In the Midnight Rain is not fast-paced -- it builds slowly and smoothly, like a sultry blues song. Both Ellie and Blue have been touched by loss and tragedy, but they're strong individuals, not victims. It's refreshing to see a heroine who has been around the block a few times sexually and isn't apologetic about it. Blue may be a ladies' man, but he's tempting -- who could resist a man who grows beautiful orchids as a research
project to support preservation of the rain forests? He's a compelling mix of "lost and beautiful, heart of music and flowers."
Other secondary characters are intriguing as well. This novel is the most integrated one I've read in a long time. Black and white characters interact naturally in the daily routine of Pine Bend, and former city resident Ellie eventually realizes she feels completely comfortable with small town Southern life.
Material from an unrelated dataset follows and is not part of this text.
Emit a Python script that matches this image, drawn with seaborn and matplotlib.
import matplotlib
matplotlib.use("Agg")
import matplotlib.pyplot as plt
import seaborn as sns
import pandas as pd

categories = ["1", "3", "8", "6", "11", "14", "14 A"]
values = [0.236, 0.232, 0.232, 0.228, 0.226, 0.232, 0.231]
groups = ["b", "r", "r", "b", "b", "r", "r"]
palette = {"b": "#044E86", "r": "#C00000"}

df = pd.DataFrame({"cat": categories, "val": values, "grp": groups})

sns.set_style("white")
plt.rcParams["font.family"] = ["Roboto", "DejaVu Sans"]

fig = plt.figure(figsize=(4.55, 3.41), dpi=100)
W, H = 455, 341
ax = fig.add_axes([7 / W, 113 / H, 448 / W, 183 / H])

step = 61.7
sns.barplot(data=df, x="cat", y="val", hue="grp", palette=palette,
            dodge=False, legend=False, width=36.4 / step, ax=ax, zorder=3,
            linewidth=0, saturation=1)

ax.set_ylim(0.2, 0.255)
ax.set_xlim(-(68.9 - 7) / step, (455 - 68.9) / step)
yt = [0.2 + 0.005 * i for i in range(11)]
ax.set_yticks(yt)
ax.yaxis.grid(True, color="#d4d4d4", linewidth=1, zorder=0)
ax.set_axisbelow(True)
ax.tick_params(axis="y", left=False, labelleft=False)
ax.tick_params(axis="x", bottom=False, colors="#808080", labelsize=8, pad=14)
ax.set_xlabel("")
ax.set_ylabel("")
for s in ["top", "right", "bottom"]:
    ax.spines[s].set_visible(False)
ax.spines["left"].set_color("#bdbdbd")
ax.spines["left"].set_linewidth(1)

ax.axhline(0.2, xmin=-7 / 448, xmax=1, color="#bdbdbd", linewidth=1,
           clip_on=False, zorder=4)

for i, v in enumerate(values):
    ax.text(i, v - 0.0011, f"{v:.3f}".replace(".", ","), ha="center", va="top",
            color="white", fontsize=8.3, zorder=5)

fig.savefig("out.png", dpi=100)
There is not much action in this character-driven story, but it's a page-turning pleaser anyway because of the slow build-up to Blue and Ellie's inevitable passion. In a sense, the first 200 pages are foreplay of the best kind --two wounded but strong people fighting off their best instincts and falling in love. Then in the last hundred pages, Midnight Rain becomes even harder to put down, as the mysteries behind Mabel Beauvais' disappearance and Ellie's origins are revealed in ways that are unexpected to even the most astute reader.
I've always been a jazz fan, but my husband lives for the blues. After reading this beautifully written novel, I may have to sit down and listen to some of his favorite music. Any art form that inspires such a strong book must be worthwhile. Welcome to the contemporary side, Ms. Wind/Samuels. Please visit again and often.